The scheme is due to be rolled out as a pilot this month, the civil servants' union CSI-F said in a statement on Friday, highlighting Spain's struggle to redress one of its most deep-seated economic problems even after two years of growth.
Staff at Spain's state-run employment agencies were at the frontline of threats and assaults, CSI-F said, adding that 80 percent of the 391 abuses recorded in 2015 by civil servants in customer-facing positions were from those in job centres.
It did not detail how this particular segment compared to a year earlier. But overall threats and assaults on civil servants, including those working in other departments such as healthcare, jumped 33 percent from 2014 to 539, it said.
The numbers do not include cases recorded by staff working in prisons.
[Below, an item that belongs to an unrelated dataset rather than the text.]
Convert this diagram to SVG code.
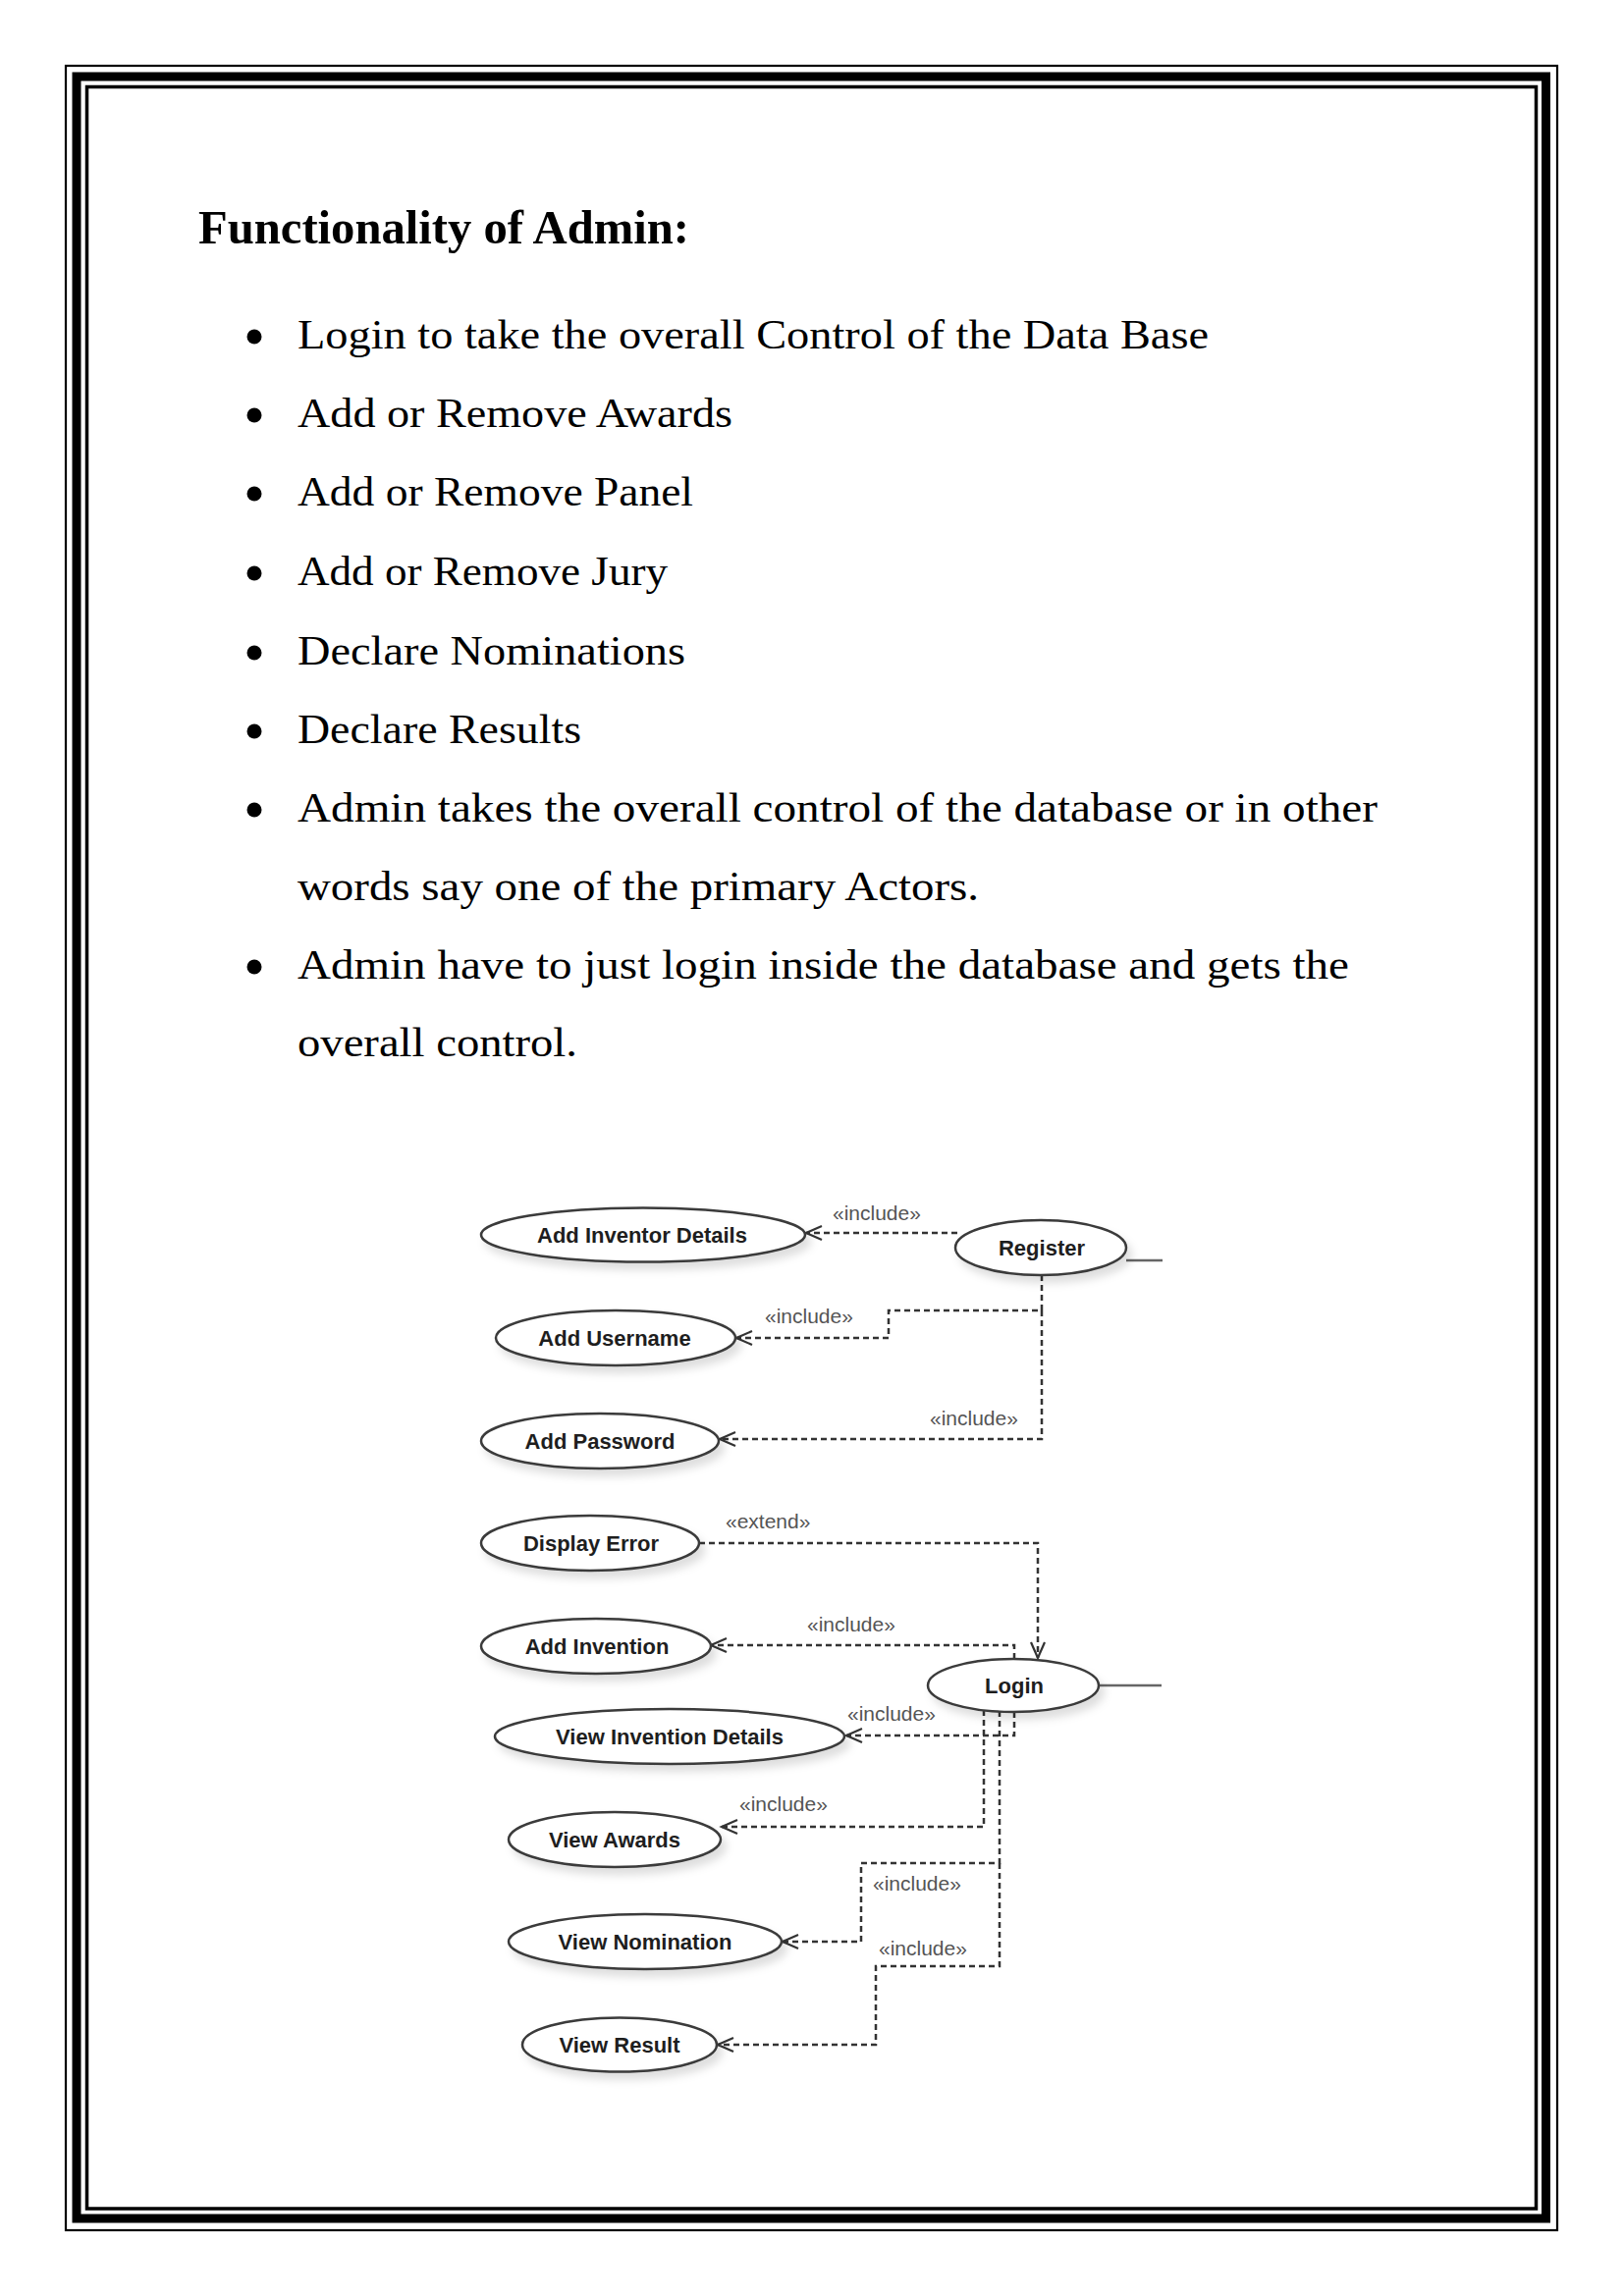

Spain's employment ministry - which is behind the panic button scheme, according to the union - could not immediately be contacted for comment.
While unemployment has fallen sharply from a peak of nearly 27 percent at the height of Spain's economic downturn, it still runs at 21 percent of the workforce. Many jobs created in the past year have been short-lived, temporary contracts.
The percentage of long-term unemployed, or those out of work for a year or more, has jumped the most in the euro zone since 2008.